Common RAG Failures and How to Fix Them

Retrieval-Augmented Generation (RAG) is a technique that helps AI models get better answers by searching external information before responding. However, like any system, RAG can sometimes fail in ways that make the AI give wrong, incomplete, or confusing outputs. Knowing these common problems and how to quickly fix them can help keep your AI smarter and more reliable.


1. Poor Recall: Missing the Right Information

Sometimes the AI doesn't find the best or correct documents it needs to answer your question. This means the AI is missing important details and might guess or give vague responses.

Fixes:

  • Make sure your knowledge base is complete and regularly updated.

  • Improve the document retrieval system so it ranks useful documents higher.

  • Check and increase the number of top documents the system looks at ("Top K") to catch more relevant info.

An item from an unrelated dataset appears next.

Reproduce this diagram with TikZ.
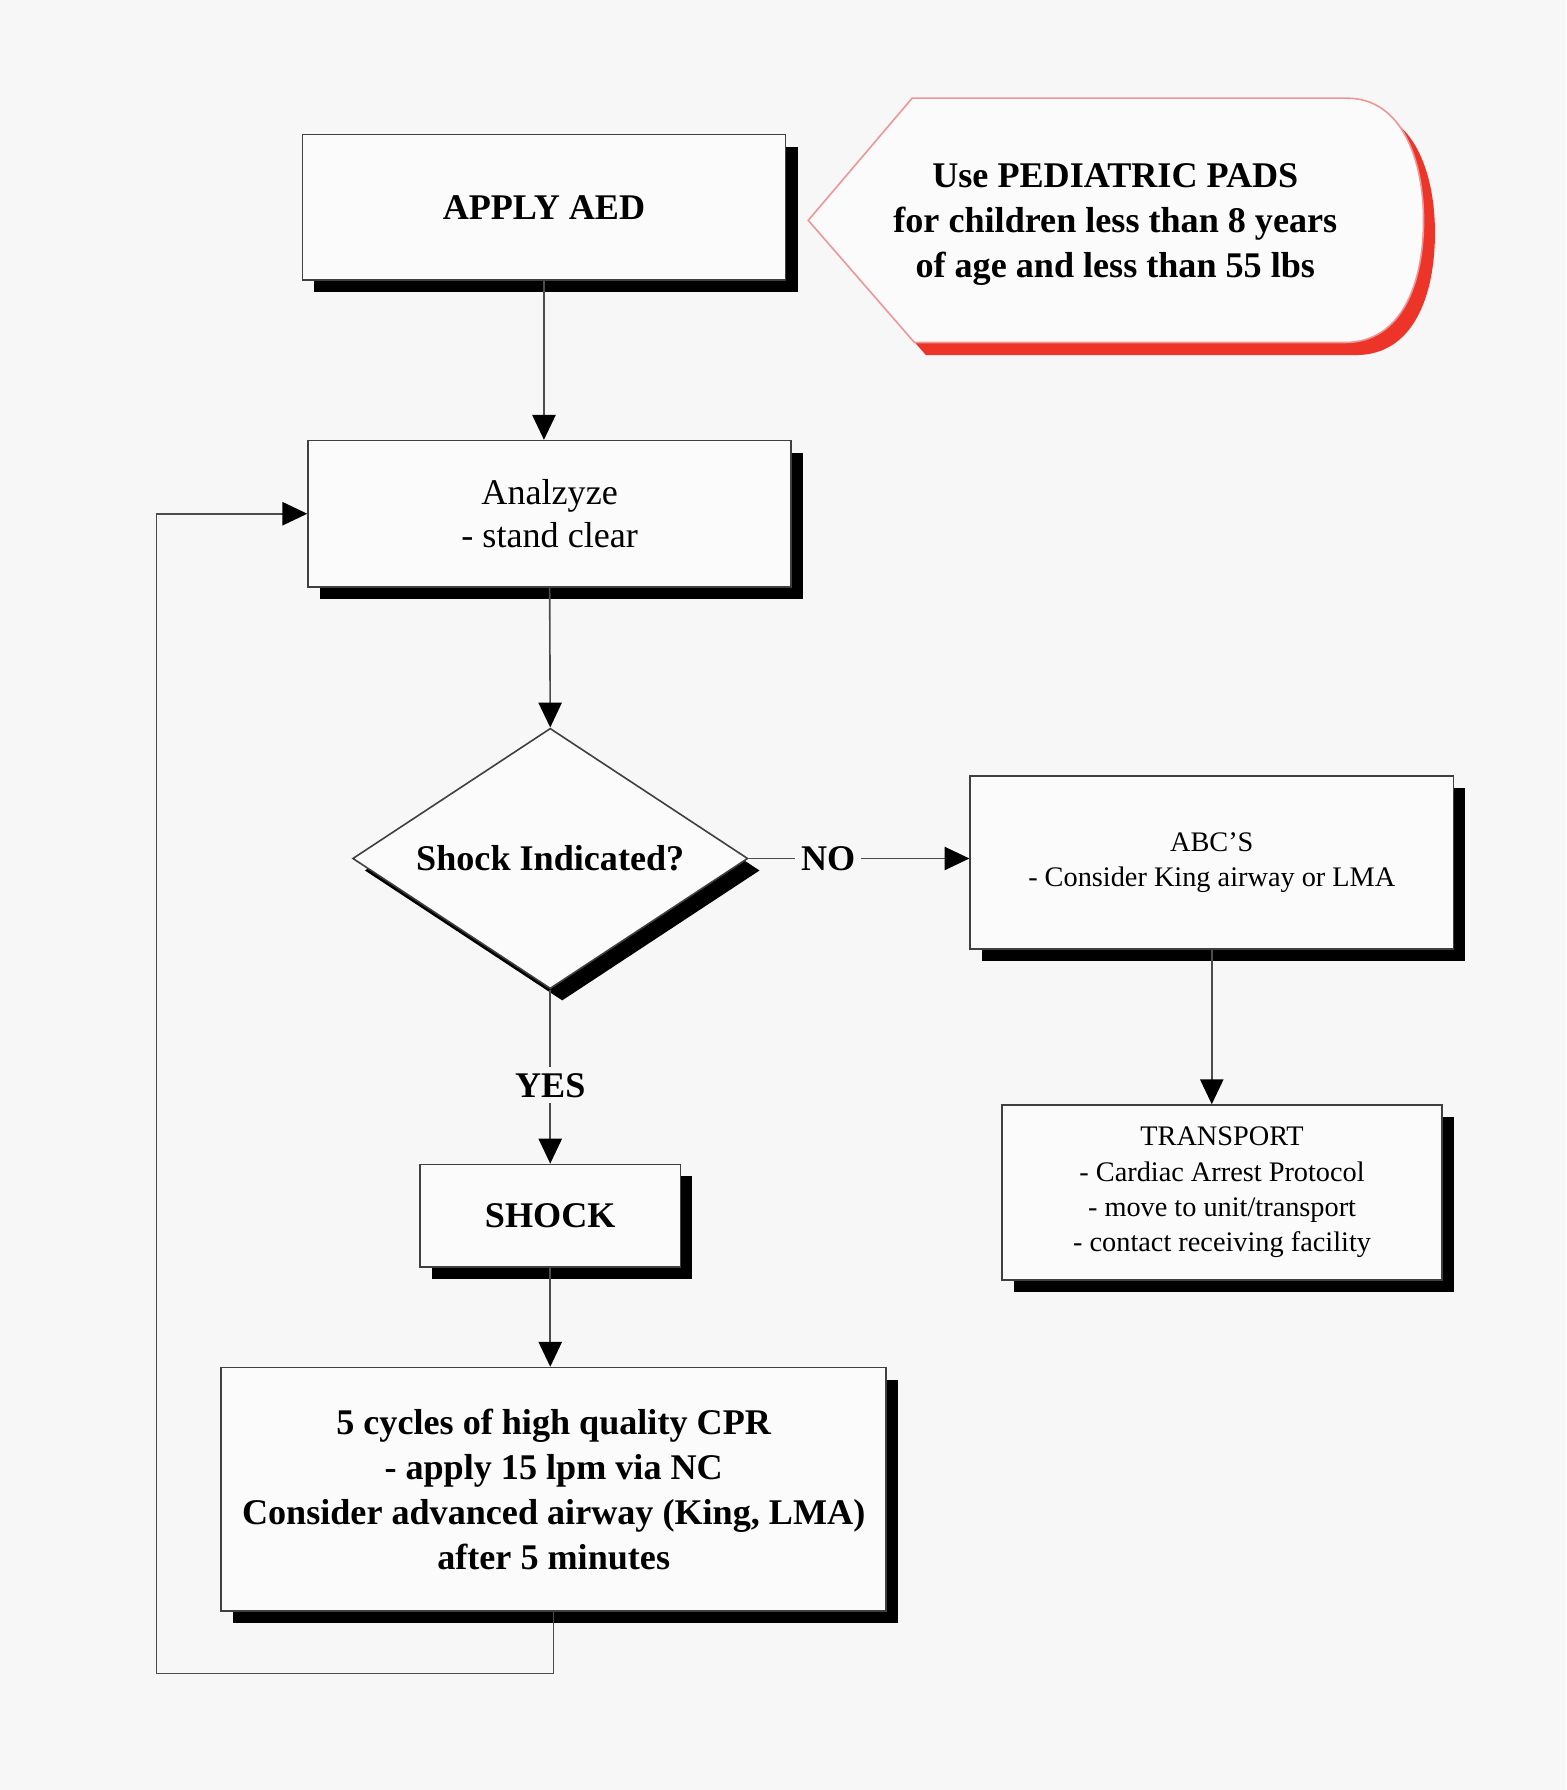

2. Bad Chunking: Splitting Data the Wrong Way

Large documents get cut into chunks so the AI can handle them easier. But chunks that are too big or too small confuse the AI. Too large hides details; too small creates noise.

Fixes:

  • Find the right chunk size, often medium length works best.

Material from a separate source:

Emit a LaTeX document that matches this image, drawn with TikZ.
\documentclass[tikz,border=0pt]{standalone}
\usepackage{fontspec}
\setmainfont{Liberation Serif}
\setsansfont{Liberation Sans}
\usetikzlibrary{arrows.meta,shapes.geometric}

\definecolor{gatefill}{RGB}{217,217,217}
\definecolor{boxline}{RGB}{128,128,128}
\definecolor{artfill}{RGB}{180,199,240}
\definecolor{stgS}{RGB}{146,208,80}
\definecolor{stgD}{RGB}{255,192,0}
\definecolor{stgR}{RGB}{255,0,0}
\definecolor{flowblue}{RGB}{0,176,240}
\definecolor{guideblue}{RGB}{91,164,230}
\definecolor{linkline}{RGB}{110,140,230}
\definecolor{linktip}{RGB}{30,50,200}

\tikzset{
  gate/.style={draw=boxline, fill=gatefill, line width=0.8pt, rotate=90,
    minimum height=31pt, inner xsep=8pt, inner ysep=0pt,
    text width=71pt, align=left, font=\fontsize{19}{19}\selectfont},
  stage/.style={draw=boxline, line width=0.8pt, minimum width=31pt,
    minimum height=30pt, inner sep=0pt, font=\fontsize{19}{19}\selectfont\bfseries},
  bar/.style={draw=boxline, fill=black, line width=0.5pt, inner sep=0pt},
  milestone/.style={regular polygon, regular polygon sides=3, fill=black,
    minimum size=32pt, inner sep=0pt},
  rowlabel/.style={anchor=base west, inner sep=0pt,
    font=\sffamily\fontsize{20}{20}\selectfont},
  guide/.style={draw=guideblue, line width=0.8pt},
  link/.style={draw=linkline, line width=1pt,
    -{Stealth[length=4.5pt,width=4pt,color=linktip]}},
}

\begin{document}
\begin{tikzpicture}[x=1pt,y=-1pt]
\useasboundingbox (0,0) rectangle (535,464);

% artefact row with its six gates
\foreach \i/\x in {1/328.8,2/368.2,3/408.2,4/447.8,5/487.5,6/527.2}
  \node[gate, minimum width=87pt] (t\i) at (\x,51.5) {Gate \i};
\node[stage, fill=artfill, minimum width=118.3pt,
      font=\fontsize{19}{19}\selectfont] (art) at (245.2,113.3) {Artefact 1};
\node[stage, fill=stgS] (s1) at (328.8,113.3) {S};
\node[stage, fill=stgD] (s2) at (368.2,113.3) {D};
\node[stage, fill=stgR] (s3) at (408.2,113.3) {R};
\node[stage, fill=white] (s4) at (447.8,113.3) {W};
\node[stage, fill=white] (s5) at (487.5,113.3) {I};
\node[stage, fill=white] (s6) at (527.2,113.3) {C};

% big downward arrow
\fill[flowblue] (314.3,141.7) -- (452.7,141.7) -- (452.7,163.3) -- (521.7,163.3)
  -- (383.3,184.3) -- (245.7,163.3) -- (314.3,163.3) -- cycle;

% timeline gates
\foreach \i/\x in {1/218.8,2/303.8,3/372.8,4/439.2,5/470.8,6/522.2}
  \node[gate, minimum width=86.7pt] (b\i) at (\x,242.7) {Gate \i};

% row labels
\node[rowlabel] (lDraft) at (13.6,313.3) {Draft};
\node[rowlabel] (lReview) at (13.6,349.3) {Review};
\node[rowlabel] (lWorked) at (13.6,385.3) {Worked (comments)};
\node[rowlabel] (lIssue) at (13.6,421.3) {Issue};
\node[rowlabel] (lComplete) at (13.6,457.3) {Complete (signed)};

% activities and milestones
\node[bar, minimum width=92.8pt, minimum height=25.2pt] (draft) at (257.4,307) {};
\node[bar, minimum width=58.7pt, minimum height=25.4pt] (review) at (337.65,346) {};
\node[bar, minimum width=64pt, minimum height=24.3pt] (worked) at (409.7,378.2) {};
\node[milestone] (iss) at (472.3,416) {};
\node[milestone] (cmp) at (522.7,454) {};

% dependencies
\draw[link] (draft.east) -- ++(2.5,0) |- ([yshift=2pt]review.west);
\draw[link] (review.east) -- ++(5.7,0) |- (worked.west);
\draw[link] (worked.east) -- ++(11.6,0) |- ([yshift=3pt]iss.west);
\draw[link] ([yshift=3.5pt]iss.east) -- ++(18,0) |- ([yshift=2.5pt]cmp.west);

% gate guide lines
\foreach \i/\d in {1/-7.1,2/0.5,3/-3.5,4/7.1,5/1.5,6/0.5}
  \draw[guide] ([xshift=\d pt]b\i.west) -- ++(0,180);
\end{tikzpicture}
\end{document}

  • Chunk by topics or sections instead of random sizes.

  • Clean and organize your text data to avoid broken or redundant chunks.


3. Query Drift: Losing the Question's Meaning

Sometimes the AI changes or misunderstands the user’s question, leading to unrelated answers or documents.

Fixes:

  • Use query rewriting to clean and clarify questions before searching.

  • Give users example questions or templates.

  • Monitor queries to see where meaning is lost and improve your processing.


4. Outdated Indexes: Missing Recent Facts

If the AI searches in an old or rarely updated database, it misses fresh or important facts.

Fixes:

  • Update your database and indexes frequently.

  • Use incremental updates if your data changes often.

  • Check that your data matches current facts and fill gaps if needed.


5. Hallucinations from Weak Context

When the AI doesn’t get good supporting info from retrieved documents, it might “hallucinate” – making up answers that sound plausible but are false.

Fixes:

  • Clean your knowledge base to remove misleading or conflicting info.

  • Only include the most relevant chunks in the context.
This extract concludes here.